昨季終盤、怒涛の追い上げを見せてクライマックスシリーズ進出へ滑り込んだが、08年のリーグ優勝以来、5年連続でVを逃した。今季、その指揮を託されたのが黄金期を知る伊原春樹監督だ。指導者として豊富な経験を誇る伊原監督が11年ぶりに西武に復帰。就任後の秋季キャンプから厳しい規律を説くなど、選手たちには伊原イズムを浸透させてきた。伊原イズムの真意、そして「優勝しかない」と目指す頂点への展望を語ってもらった。



 昨年の秋に監督就任が決まってから、何度も言っていますが、フロントも現場も共通目標というのは、まずリーグ優勝しかありません。チームワークがいいチームは組織力があるということ。現場でいえば、監督、コーチ、選手、裏方のスタッフを含めて、同じ方向に向かって進んでいかなければいけない。優勝は目標ではなく、優勝しかないという意味です。

 その中で、私が常々選手たちに言っていることは「当たり前」のことです。それを「当たり前」にやってほしい。本当に当たり前のことしか言っていないんですよ。例えば、時間の厳守、挨拶をきちんとするなどは、社会人として当たり前のことと思うでしょう?

 ただ、その当たり前がなかなかできない人もいる。それを野球、野球の技術に置き換えても同じなんです。野球の場合には、(対戦)相手もいることだから、その「当たり前」がなかなかできなくなるんですけど、できるだけその当たり前をきっちりとやっていくことが大事なんです。その「当たり前」=ルールといってもいいでしょう。お互いがルールを守っていくことで協調が生まれ、皆が同じ方向を向いていけるわけです。

 私自身はコーチ時代から温厚にやってきたと思っていますが(笑)、ファンの皆さんが親しみも込めて「鬼のコーチ」「鬼軍曹」と言ってくださって、厳しいイメージがあるんでしょう。それで結構だと思います。いくら私が温厚な顔をしていても、選手は「いつかは鬼が出てくるぞ」と思っているかもしれないですしね。実際、協調はしても妥協はしません。ダメなものは、ダメ。そういう厳しさはあります。

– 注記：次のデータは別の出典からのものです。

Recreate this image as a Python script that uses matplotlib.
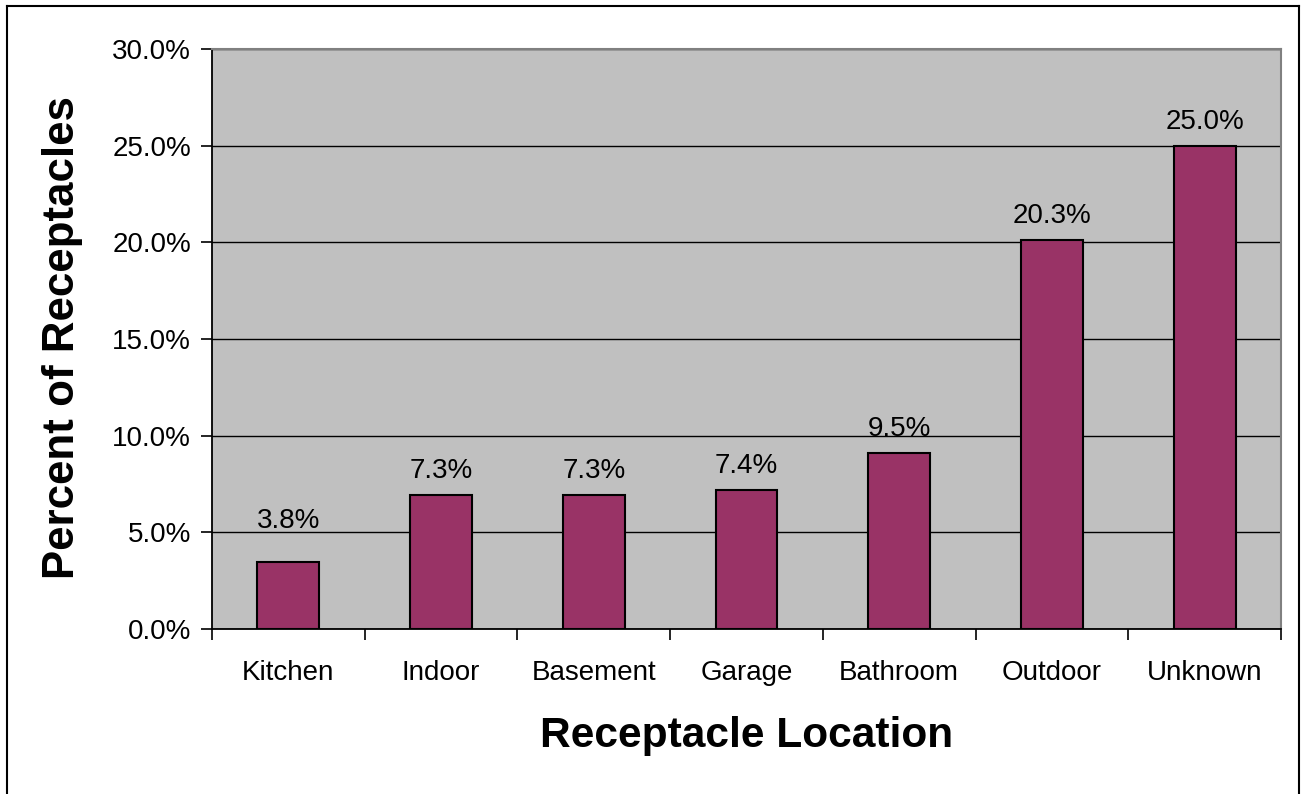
import matplotlib
matplotlib.use("Agg")
import matplotlib.pyplot as plt
from matplotlib.lines import Line2D
import numpy as np

categories = ["Kitchen", "Indoor", "Basement", "Garage", "Bathroom", "Outdoor", "Unknown"]
bar_values = [3.48, 6.92, 6.92, 7.19, 9.11, 20.12, 25.0]
value_labels = ["3.8%", "7.3%", "7.3%", "7.4%", "9.5%", "20.3%", "25.0%"]
y_ticks = [0, 5, 10, 15, 20, 25, 30]
y_tick_labels = ["0.0%", "5.0%", "10.0%", "15.0%", "20.0%", "25.0%", "30.0%"]

# label offsets above bar tops (points); the Kitchen label sits higher in the original
label_offsets = [20, 8, 8, 8, 8, 8, 8]

plt.rcParams['font.family'] = ['Liberation Sans', 'DejaVu Sans']

W, H = 1305, 794
fig = plt.figure(figsize=(W / 100, H / 100), dpi=100)
ax = fig.add_axes([212 / W, 1 - 629 / H, (1281 - 212) / W, (629 - 49) / H])
ax.set_facecolor("#C0C0C0")

x = np.arange(len(categories))
ax.bar(x, bar_values, width=0.405, color="#993366", edgecolor="black", linewidth=1.5, zorder=3)
for xi, v, lab, off in zip(x, bar_values, value_labels, label_offsets):
    ax.annotate(lab, (xi, v), xytext=(0, off), textcoords="offset points",
                ha="center", va="bottom", fontsize=20, color="black", zorder=4)

ax.set_xlim(-0.5, len(categories) - 0.5)
ax.set_ylim(0, 30)
ax.set_yticks(y_ticks)
ax.set_yticklabels(y_tick_labels, fontsize=20)
ax.yaxis.grid(True, color="black", linewidth=1.0, zorder=1)
ax.set_axisbelow(True)

ax.set_xticks(np.arange(len(categories) + 1) - 0.5)
ax.set_xticklabels([])
ax.set_xticks(x, minor=True)
ax.set_xticklabels(categories, minor=True, fontsize=20)
ax.tick_params(axis="x", which="minor", length=0, pad=22)
ax.tick_params(axis="x", which="major", length=8, width=1.2, direction="out")
ax.tick_params(axis="y", length=8, width=1.2, direction="out", pad=7)

for s in ["left", "bottom"]:
    ax.spines[s].set_color("black")
    ax.spines[s].set_linewidth(1.3)
for s in ["top", "right"]:
    ax.spines[s].set_color("#808080")
    ax.spines[s].set_linewidth(1.5)

fig.text(747 / W, 1 - 736 / H, "Receptacle Location", ha="center", va="center",
         fontsize=30.6, fontweight="bold")
fig.text(63 / W, 1 - 338 / H, "Percent of Receptacles", ha="center", va="center",
         fontsize=31.6, fontweight="bold", rotation=90)

# outer chart border (left, top, right)
bx0, bx1, by0 = 6.5 / W, 1298.5 / W, 1 - 6 / H
fig.add_artist(Line2D([bx0, bx0], [0, by0], color="black", linewidth=1.5, transform=fig.transFigure))
fig.add_artist(Line2D([bx0, bx1], [by0, by0], color="black", linewidth=1.5, transform=fig.transFigure))
fig.add_artist(Line2D([bx1, bx1], [0, by0], color="black", linewidth=1.5, transform=fig.transFigure))

fig.savefig("out.png", dpi=100, facecolor="white")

 今回は(ユニフォームの)ズボンのパンタロンはダメ、髭はダメと言っています。選手は、それだけで「ちょっと鬼だな」という気持ちになっているかもしれませんが、これらにもすべて意味があるわけです。一瞬を争う中で、ズボンの裾を踏むなどミスが出れば、勝てるものも勝てません。ヒゲも伸びているのは無精の現れ。毎朝、ヒゲを剃るのに使う時間はものの2、3分。そこで刃のある髭剃りを使うことで、顔を傷つけないように神経を使うわけです。それはやっぱり野球につながるところがある。試合では、神経質になってやらなくちゃいけない部分があるんです。